§ **Task requirements**:
Scan the data for lines with "this" and report the count by itself.

§ **Records for the task**:
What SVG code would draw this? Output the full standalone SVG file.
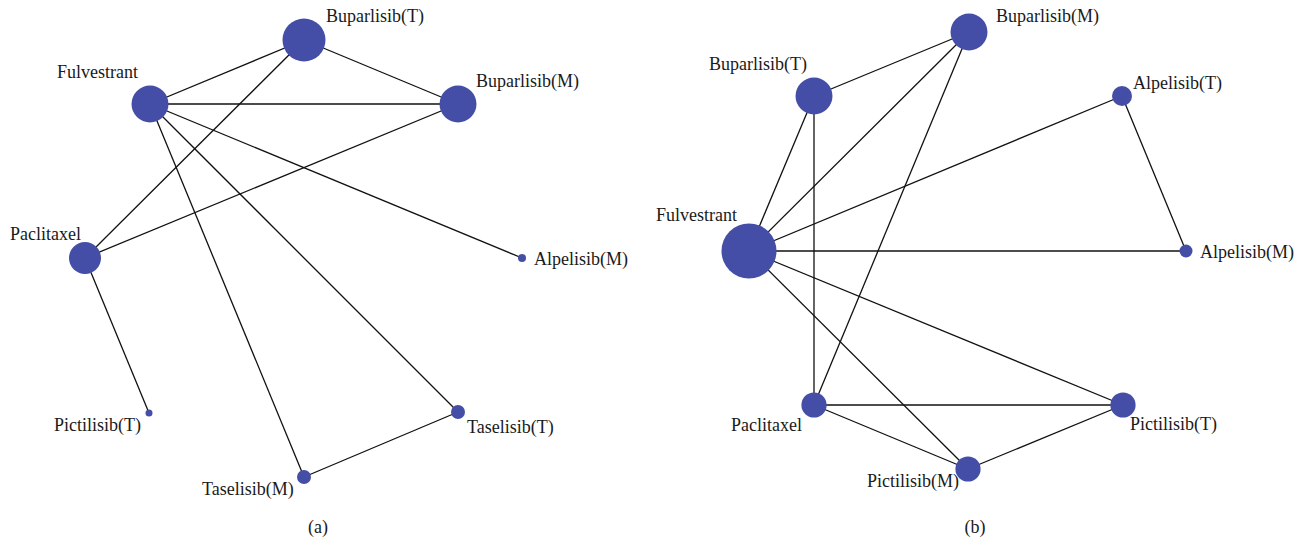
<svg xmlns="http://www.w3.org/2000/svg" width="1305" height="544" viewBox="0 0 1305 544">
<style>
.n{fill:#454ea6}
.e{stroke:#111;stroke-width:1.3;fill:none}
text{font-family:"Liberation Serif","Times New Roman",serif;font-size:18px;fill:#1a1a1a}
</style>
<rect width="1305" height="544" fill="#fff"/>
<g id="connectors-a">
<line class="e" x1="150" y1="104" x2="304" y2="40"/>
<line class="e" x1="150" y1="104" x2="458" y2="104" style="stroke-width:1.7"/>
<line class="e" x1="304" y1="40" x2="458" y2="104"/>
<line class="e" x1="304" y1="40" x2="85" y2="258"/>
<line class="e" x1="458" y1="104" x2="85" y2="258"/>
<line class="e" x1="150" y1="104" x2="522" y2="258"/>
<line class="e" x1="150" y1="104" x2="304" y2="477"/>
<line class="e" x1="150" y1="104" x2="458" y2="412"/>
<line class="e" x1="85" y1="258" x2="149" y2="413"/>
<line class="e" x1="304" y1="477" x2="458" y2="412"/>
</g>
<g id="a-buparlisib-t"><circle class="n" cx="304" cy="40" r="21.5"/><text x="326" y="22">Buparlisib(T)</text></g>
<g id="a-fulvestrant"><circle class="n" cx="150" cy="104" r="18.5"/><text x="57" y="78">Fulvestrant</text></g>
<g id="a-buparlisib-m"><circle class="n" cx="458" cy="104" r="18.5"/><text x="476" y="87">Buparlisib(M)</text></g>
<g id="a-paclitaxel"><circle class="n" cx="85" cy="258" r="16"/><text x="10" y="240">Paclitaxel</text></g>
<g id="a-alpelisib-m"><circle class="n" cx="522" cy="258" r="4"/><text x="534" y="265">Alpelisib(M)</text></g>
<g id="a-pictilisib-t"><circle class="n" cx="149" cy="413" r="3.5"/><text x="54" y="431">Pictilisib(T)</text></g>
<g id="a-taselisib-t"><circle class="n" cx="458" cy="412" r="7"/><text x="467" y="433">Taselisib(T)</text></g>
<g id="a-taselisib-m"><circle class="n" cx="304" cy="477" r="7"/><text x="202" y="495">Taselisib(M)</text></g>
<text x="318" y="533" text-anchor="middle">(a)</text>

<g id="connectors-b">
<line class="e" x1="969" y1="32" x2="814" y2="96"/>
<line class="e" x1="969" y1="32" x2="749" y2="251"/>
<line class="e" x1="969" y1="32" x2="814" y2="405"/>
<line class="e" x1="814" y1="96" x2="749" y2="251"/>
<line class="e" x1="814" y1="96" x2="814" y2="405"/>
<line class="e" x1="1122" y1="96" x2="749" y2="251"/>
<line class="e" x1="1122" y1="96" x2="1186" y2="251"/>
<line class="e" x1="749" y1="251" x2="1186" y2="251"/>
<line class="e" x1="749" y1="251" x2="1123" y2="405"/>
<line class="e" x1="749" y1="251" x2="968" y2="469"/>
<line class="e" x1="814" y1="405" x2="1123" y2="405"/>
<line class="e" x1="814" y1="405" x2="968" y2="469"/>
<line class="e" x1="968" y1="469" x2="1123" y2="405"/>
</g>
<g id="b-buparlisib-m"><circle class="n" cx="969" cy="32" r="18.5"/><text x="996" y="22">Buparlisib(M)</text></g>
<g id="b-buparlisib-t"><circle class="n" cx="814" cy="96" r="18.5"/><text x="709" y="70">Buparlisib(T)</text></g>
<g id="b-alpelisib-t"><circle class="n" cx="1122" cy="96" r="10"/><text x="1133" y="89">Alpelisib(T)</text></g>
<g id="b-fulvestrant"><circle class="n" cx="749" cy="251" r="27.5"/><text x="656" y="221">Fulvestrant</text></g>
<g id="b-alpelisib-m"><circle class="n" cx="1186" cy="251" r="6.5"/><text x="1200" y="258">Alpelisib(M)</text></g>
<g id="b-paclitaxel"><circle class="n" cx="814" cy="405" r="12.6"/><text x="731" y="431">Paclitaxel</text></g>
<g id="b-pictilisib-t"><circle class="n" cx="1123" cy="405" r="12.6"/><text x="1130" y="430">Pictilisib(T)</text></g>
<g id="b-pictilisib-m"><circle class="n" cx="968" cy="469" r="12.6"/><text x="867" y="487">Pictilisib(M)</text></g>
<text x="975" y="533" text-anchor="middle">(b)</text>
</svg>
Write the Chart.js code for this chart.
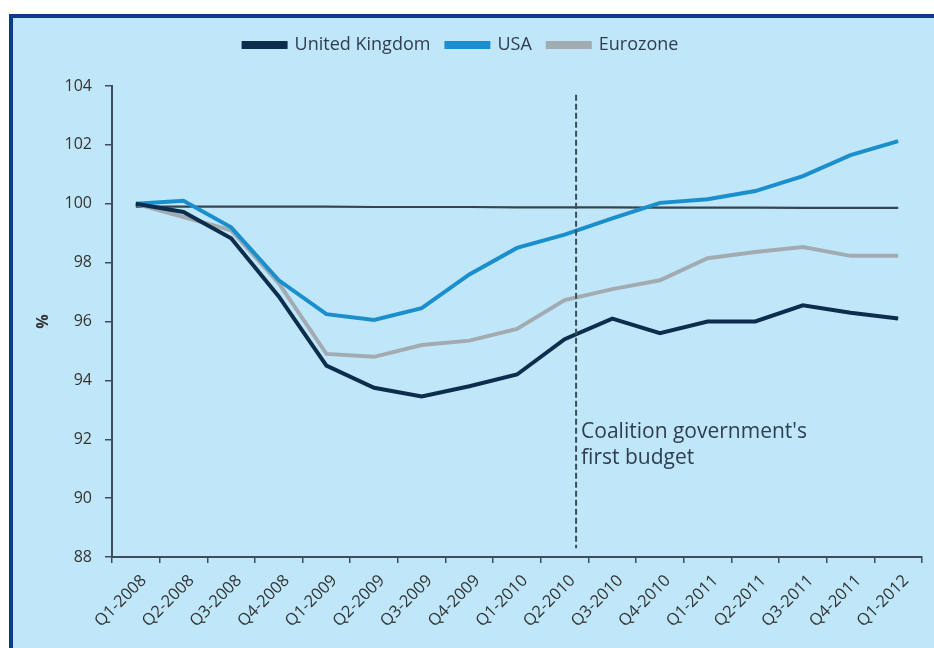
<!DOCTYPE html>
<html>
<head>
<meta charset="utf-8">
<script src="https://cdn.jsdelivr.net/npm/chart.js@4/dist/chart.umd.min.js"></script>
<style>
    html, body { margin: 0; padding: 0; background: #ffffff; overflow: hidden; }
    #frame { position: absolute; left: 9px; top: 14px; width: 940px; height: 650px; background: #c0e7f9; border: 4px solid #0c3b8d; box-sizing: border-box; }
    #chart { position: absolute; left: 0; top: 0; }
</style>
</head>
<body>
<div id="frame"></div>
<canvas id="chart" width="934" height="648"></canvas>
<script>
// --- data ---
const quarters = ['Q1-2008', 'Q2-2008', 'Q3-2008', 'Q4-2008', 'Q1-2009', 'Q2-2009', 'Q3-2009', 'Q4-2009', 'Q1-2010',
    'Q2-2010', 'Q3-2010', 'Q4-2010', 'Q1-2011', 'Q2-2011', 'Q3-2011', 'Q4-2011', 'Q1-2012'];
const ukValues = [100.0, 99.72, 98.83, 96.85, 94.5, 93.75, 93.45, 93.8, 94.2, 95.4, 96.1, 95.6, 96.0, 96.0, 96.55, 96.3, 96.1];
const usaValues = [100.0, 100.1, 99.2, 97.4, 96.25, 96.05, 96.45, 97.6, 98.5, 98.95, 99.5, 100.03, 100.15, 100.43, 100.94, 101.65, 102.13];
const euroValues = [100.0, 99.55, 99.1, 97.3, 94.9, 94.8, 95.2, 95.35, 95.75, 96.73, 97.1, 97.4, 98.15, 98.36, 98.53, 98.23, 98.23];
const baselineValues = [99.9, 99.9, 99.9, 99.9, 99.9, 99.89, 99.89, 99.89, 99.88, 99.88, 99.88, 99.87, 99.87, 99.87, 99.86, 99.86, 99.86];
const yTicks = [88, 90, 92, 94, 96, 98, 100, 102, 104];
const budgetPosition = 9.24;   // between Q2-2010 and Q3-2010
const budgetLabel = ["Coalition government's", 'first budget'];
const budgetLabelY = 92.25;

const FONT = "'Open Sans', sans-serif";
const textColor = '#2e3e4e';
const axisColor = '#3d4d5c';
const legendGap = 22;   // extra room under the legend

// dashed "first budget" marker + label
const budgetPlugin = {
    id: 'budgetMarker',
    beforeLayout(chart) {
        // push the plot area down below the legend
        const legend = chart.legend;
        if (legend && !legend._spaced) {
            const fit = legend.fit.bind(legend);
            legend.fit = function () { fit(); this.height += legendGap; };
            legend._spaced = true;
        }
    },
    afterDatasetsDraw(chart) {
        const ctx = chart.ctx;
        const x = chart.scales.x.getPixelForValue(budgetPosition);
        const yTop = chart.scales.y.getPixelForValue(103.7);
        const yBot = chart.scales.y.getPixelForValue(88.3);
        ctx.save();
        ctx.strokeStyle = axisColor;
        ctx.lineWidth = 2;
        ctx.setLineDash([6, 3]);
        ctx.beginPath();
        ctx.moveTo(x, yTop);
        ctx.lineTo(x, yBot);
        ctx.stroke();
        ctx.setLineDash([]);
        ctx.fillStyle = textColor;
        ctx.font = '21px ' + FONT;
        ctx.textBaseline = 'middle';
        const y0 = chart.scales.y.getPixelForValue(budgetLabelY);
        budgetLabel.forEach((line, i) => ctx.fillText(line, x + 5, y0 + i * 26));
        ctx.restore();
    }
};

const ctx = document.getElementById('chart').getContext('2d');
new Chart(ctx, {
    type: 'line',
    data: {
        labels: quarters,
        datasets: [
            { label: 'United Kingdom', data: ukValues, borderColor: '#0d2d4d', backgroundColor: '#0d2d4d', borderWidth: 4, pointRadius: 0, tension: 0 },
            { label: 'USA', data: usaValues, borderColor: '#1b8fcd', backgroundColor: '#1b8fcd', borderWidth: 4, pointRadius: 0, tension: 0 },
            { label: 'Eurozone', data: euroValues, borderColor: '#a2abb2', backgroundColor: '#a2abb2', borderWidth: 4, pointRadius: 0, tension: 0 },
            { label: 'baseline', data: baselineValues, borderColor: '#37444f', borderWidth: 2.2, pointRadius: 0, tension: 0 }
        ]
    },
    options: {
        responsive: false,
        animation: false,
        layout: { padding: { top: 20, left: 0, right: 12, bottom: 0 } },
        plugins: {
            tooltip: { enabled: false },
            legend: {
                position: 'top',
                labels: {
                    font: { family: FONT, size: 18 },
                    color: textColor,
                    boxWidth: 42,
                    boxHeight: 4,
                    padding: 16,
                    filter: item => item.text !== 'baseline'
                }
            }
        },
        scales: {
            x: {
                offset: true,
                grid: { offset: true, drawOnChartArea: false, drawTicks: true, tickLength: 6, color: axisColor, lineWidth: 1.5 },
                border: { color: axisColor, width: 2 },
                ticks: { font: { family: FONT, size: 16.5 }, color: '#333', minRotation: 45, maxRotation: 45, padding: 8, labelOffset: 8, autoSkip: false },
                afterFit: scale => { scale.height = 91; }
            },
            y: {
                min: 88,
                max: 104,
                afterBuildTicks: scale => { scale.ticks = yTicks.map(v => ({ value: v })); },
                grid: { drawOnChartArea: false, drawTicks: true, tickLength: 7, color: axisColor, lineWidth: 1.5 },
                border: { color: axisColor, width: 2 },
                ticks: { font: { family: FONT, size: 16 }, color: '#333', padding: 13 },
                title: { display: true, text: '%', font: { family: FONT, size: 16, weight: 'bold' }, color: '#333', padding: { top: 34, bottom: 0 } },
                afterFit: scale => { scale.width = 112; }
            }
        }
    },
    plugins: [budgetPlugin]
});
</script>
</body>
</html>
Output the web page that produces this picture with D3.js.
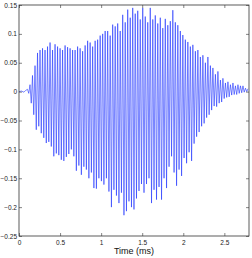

§ **Task result**:
4